Common mistakes that keep reconciliation costs high
- Treating reconciliation as a finance-only issue instead of a shared operational and architectural problem.
- Allowing local warehouse or plant exceptions to bypass standard workflows without governance review.
- Migrating poor master data into the new ERP and expecting automation to compensate for inconsistency.
- Over-customizing Odoo before standard process decisions are made, which hardens bad practices into the platform.
- Ignoring edge cases such as subcontracting, by-products, scrap, returns, consignment, and intercompany transfers until after go-live.
- Measuring success by go-live completion rather than reduction in exception volume, close effort, and decision latency.
Business ROI, risk mitigation, and executive governance
The ROI case for reducing manual reconciliation is broader than labor savings. Manufacturers gain faster close cycles, more reliable gross margin analysis, stronger audit readiness, better working capital visibility, and improved confidence in production and purchasing decisions. Operationally, fewer reconciliation disputes mean less time spent debating data and more time improving throughput, supplier performance, and inventory turns. Risk mitigation is equally important. Weak reconciliation environments increase exposure to misstated inventory, delayed issue detection, compliance gaps, and poor executive decision-making. Governance should therefore include data ownership, change control, segregation of duties, security review, and periodic validation of accounting logic against actual plant behavior. Identity and access management, monitoring, and observability are especially relevant where multiple integrations or distributed operating models exist, because silent transaction failures can undermine both operational visibility and financial trust.

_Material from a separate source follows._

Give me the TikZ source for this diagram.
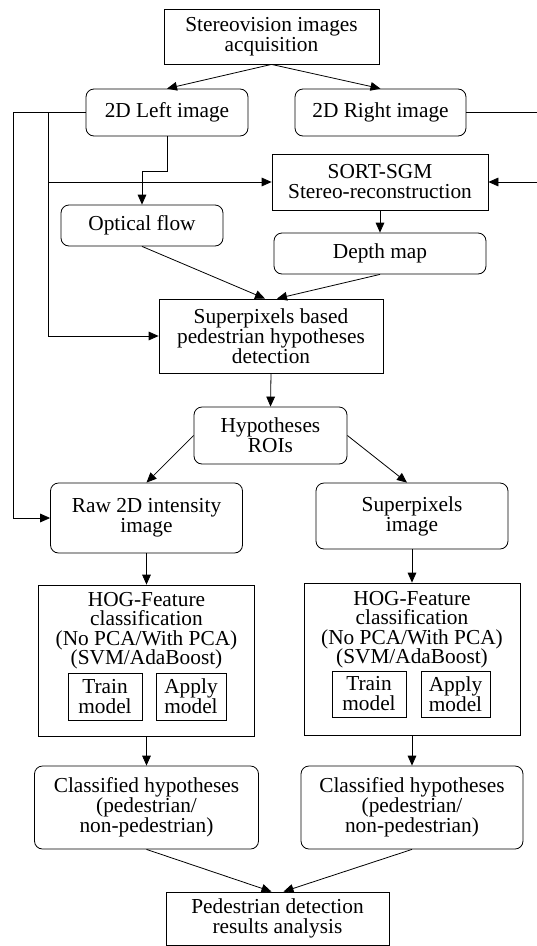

Future trends: AI-assisted ERP and predictive exception management
The next phase of manufacturing ERP modernization is not autonomous finance; it is AI-assisted ERP that helps teams identify anomalies earlier, prioritize exceptions, and recommend corrective action. In practical terms, manufacturers should expect more intelligent exception queues, better forecasting of reconciliation risk before close, and stronger linkage between operational events and financial outcomes. Business intelligence and AI-assisted analysis can help detect unusual scrap patterns, delayed postings, repeated manual overrides, or valuation anomalies by plant, product family, or supplier. However, AI only adds value when the underlying transaction model is governed and reliable. Enterprises that still depend on spreadsheets to reconstruct inventory truth will not benefit materially from advanced analytics. The foundation remains workflow standardization, master data discipline, and integrated process design.
Executive Conclusion
Reducing manual reconciliation in inventory and finance is one of the clearest indicators that a manufacturing ERP program is delivering real business value. It signals that operations and finance are working from the same event model, that governance is embedded in daily execution, and that the enterprise can scale without multiplying administrative effort. For CIOs, CTOs, ERP partners, and implementation leaders, the priority should be to design Odoo ERP around transaction integrity, not around legacy workarounds. Start with the highest-friction reconciliation points, standardize the workflows that create them, govern the master data that sustains them, and choose an architecture that supports resilience and visibility rather than fragmentation. When manufacturers take that approach, reconciliation becomes an exception process instead of a monthly operating model.